Doch diese Erklärung schließt der Verfasser fast schon per definitionem aus. Seine Fälle sind nicht die, mit denen es der Psychiater tagtäglich zu tun bekommt. Über das Gros der depressiven, süchtigen oder auf andere Weise kranken Selbstmörder verliert er kein Wort. Aber vielleicht ist es nur der Wandel der Zeit, der das als ein Manko erscheinen läßt. Wir haben uns daran gewöhnt, den Selbstmord als ein medizinisches und nicht länger als ein philosophisches Problem zu betrachten. Es gibt Fachleute dafür, denen man nicht ins Handwerk pfuschen möchte. Und auch die Befürworter der Selbsttötung haben sich mittlerweile organisiert. Sterbehilfe-Vereine geleiten Entschlossene auf ihren letzten Weg. Beim technischen Teil hilft Ratgeberliteratur.

Schriftsteller wie Alvarez müssen diese Entwicklung gespürt haben. Denn die Selbstmordbücher jener Jahre waren selbst eine Art von Hilferuf. Sie proklamierten darin ein Recht in der Hoffnung auf Widerspruch. Sie unterstellten der Welt eine Angst vor dem Tod, weil sie Angst hatten vor ihrer Gleichgültigkeit. Damit erscheint auch das anfangs befremdliche Insider-Gebaren in einem neuen Licht. Alvarez spricht noch ironisch von "Club" der Selbstmörder, nicht wie Améry von einem "weltumspannenden, unsichtbaren Verein". Doch schwenkt er ein wenig zu oft seinen Mitgliedsausweis und bestätigt damit die Erfahrung, wonach zwischen Selbstmordneigung und Theatralik eine Wechselbeziehung herrscht.

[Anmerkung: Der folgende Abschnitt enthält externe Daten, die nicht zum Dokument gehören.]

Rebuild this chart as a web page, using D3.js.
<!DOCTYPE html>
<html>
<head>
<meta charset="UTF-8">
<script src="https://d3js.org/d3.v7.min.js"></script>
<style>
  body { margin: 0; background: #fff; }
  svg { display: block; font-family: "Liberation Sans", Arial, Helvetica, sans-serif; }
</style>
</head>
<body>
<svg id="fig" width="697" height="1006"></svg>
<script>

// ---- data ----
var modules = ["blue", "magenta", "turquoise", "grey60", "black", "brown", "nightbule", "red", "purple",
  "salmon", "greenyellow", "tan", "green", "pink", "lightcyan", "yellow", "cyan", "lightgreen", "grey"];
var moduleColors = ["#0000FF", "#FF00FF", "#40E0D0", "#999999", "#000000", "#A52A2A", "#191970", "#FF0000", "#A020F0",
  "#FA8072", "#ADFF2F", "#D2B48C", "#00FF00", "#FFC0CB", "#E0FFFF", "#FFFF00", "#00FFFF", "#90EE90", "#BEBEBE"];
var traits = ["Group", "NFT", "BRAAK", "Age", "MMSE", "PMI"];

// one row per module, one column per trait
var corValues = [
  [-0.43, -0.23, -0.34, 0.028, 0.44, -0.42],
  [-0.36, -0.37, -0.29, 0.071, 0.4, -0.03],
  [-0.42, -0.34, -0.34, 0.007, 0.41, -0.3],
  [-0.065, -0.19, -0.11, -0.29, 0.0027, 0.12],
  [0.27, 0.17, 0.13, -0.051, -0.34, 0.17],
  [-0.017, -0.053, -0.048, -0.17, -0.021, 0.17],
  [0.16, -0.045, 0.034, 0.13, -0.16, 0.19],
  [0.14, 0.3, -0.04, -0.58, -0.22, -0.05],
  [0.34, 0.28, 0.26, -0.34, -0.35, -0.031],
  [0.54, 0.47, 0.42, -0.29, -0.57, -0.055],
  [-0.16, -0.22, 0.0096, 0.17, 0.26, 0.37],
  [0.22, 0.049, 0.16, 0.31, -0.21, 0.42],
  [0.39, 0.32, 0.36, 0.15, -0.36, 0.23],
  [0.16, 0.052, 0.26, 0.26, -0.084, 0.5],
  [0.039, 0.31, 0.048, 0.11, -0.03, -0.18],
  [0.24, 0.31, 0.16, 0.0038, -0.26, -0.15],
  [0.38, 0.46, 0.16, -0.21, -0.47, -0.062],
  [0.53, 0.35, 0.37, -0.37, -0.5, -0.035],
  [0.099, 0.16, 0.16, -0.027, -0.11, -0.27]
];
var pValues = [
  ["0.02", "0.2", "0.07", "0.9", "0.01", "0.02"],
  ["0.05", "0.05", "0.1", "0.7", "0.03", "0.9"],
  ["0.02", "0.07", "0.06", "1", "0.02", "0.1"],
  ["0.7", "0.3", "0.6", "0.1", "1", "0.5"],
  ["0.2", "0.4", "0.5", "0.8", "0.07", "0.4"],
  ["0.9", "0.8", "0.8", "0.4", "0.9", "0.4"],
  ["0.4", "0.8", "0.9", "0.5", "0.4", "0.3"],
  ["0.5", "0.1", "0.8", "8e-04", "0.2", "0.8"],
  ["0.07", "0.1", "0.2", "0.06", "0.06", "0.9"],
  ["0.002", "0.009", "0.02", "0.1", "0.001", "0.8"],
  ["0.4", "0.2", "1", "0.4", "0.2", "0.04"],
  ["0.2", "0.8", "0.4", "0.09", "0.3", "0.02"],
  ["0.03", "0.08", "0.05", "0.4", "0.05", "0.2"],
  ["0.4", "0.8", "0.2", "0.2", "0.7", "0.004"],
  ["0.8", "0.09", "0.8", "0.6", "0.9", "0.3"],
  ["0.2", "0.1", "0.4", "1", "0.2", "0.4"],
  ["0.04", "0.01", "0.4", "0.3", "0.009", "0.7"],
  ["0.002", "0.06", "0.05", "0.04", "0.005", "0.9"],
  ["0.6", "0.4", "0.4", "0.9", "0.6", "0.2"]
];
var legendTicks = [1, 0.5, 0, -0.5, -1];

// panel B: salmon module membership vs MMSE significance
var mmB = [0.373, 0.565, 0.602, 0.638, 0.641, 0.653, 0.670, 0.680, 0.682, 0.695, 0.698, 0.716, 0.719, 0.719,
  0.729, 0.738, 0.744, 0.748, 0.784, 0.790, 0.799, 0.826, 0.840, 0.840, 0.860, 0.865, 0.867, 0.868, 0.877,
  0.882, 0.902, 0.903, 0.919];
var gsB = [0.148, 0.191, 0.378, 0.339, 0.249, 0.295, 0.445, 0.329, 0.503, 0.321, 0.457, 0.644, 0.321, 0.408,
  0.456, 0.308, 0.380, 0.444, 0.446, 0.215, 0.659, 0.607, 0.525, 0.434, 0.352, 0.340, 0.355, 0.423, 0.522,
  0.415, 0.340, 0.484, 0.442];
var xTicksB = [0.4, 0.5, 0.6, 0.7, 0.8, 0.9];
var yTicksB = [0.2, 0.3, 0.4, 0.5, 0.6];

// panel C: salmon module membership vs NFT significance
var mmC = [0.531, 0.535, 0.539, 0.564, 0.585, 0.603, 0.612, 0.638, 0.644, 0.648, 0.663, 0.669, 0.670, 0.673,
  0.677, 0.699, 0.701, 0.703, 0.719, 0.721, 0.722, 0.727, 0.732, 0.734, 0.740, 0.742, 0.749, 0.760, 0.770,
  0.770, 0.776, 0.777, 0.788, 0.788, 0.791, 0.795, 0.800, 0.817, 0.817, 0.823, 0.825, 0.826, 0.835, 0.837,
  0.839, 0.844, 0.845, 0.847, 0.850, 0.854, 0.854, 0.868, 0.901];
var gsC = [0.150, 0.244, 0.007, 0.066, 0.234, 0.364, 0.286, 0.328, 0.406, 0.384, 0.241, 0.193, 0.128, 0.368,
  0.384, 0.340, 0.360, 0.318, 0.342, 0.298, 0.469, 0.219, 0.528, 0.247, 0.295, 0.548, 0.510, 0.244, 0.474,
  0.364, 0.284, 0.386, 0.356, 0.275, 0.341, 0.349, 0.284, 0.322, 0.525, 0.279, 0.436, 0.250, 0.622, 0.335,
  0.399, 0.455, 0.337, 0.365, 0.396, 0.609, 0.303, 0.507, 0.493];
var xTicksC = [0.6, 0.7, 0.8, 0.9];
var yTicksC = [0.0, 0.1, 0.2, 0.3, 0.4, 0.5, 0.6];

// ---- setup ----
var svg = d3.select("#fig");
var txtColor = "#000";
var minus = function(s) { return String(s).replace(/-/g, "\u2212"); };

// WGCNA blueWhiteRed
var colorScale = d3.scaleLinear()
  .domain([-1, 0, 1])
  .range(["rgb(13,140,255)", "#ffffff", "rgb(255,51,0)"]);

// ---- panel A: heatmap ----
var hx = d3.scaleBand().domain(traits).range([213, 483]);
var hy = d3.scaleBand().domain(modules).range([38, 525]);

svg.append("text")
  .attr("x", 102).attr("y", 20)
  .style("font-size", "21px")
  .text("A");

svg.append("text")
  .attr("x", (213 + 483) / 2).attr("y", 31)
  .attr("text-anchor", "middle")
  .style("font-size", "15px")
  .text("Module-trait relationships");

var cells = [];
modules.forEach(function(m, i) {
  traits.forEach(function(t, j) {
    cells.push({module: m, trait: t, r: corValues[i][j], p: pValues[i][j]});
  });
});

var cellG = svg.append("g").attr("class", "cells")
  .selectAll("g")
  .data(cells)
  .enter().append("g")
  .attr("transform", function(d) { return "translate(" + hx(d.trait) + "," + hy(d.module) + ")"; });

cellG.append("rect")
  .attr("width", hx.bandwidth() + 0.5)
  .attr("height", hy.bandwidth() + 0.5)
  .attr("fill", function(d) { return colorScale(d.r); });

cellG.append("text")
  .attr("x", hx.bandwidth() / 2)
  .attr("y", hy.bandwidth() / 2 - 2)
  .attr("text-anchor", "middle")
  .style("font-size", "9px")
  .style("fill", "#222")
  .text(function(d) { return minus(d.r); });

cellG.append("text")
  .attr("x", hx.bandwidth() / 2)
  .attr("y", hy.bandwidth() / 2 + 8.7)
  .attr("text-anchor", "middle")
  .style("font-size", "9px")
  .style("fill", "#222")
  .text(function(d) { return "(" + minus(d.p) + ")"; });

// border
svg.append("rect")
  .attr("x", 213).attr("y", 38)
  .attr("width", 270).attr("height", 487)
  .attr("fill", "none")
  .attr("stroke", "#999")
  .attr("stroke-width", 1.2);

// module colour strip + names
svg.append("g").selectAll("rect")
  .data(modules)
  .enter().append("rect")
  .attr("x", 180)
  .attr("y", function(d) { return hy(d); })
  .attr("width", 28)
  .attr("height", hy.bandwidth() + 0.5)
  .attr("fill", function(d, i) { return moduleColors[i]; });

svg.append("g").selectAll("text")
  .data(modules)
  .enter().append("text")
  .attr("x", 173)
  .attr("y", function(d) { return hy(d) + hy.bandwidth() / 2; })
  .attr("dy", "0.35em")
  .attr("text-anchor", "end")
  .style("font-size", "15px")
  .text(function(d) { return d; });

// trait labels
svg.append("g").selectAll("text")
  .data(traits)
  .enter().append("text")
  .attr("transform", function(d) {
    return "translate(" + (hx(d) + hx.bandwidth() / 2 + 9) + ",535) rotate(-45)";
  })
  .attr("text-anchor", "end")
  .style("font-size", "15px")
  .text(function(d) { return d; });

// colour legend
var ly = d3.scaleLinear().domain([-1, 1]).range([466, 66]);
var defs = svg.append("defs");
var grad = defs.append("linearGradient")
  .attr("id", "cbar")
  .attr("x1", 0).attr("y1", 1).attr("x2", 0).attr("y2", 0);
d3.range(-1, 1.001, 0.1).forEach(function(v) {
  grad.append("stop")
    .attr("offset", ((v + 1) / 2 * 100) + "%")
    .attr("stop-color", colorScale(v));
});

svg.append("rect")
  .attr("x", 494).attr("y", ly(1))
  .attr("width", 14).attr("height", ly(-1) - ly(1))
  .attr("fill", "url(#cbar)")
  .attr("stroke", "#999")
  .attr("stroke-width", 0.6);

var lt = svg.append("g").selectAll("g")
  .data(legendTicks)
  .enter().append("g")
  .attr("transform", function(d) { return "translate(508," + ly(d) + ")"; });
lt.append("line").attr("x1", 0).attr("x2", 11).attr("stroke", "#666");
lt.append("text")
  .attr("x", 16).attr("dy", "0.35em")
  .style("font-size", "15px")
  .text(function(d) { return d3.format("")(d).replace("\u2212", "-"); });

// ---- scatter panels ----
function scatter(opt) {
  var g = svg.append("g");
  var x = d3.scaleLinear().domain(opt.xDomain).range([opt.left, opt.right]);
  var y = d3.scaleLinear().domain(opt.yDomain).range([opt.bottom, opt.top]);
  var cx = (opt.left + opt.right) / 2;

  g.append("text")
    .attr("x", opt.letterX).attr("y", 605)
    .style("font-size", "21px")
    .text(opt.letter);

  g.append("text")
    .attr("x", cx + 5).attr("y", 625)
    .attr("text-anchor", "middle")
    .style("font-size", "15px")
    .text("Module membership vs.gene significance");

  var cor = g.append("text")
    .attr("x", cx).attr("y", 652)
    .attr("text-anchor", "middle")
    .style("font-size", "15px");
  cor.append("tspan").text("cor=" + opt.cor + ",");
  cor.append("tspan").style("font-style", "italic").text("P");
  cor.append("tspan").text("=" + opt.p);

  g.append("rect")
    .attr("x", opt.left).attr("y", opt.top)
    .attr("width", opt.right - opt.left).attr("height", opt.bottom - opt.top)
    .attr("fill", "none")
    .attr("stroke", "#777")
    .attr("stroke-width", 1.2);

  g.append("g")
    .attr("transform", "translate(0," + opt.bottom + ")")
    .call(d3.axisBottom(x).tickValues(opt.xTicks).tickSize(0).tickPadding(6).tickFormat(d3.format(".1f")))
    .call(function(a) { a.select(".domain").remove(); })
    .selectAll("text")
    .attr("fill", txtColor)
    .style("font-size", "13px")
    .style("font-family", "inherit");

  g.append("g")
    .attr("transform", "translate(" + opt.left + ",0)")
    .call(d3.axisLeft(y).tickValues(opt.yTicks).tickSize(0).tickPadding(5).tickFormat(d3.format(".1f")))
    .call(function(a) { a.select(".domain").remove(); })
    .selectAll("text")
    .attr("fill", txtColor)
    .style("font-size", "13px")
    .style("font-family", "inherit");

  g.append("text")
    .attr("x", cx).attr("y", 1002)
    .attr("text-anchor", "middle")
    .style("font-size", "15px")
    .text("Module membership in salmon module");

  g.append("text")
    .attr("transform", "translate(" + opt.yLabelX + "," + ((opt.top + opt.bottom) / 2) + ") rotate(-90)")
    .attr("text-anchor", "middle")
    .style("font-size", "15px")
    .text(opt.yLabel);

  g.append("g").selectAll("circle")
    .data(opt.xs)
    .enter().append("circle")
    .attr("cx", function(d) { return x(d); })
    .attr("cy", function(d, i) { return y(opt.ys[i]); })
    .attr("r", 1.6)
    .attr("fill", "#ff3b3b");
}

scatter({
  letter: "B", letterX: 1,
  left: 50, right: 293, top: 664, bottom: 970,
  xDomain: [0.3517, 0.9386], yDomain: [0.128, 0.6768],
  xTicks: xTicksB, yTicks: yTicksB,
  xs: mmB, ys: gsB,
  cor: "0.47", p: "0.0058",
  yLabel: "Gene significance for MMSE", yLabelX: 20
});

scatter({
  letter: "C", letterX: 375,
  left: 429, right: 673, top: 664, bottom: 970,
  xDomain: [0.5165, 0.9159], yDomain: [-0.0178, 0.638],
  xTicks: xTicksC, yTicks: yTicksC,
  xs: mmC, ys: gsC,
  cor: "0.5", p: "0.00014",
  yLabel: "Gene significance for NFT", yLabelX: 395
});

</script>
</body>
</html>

Aber auch im Freitod sind nicht alle gleich. Man vergleiche nur Alvarez' rauhbeinige Schilderung seines Selbstmordversuchs mit denen von Sylvia Plath, die gerade durch ihren unbekümmerten, fast heiteren Ton dem Leser Angst einjagen. Dort spricht jemand, der den Tod erwartet wie einen unpünktlichen Freund. In ihrem Roman "Die Glasglocke" beschreibt sie einen Versuch der Erzählerin, sich zu ertränken: "Ich tauchte und tauchte noch einmal, aber jedesmal schoß ich wie ein Korken nach oben. Der graue Felsen lachte mich aus und tanzte unbeschwert wie ein Rettungsring auf dem Wasser."

Ein wenig geht es auch Alfred Alvarez so in seinem Bemühen, der Todessehnsucht auf den Grund zu kommen. Er stößt viele Male in die Tiefe und wird doch immer wieder an die Oberfläche gedrückt. Aber man würde nicht zu wünschen wagen, daß es ihm anders ergangen wäre.

Alfred Alvarez: "Der grausame Gott". Eine Studie über den Selbstmord. Aus dem Englischen von Maria Dessauer und Geno Hartlaub. Verlag Hoffmann und Campe, Hamburg 1999. 352 S., br., 36,- DM.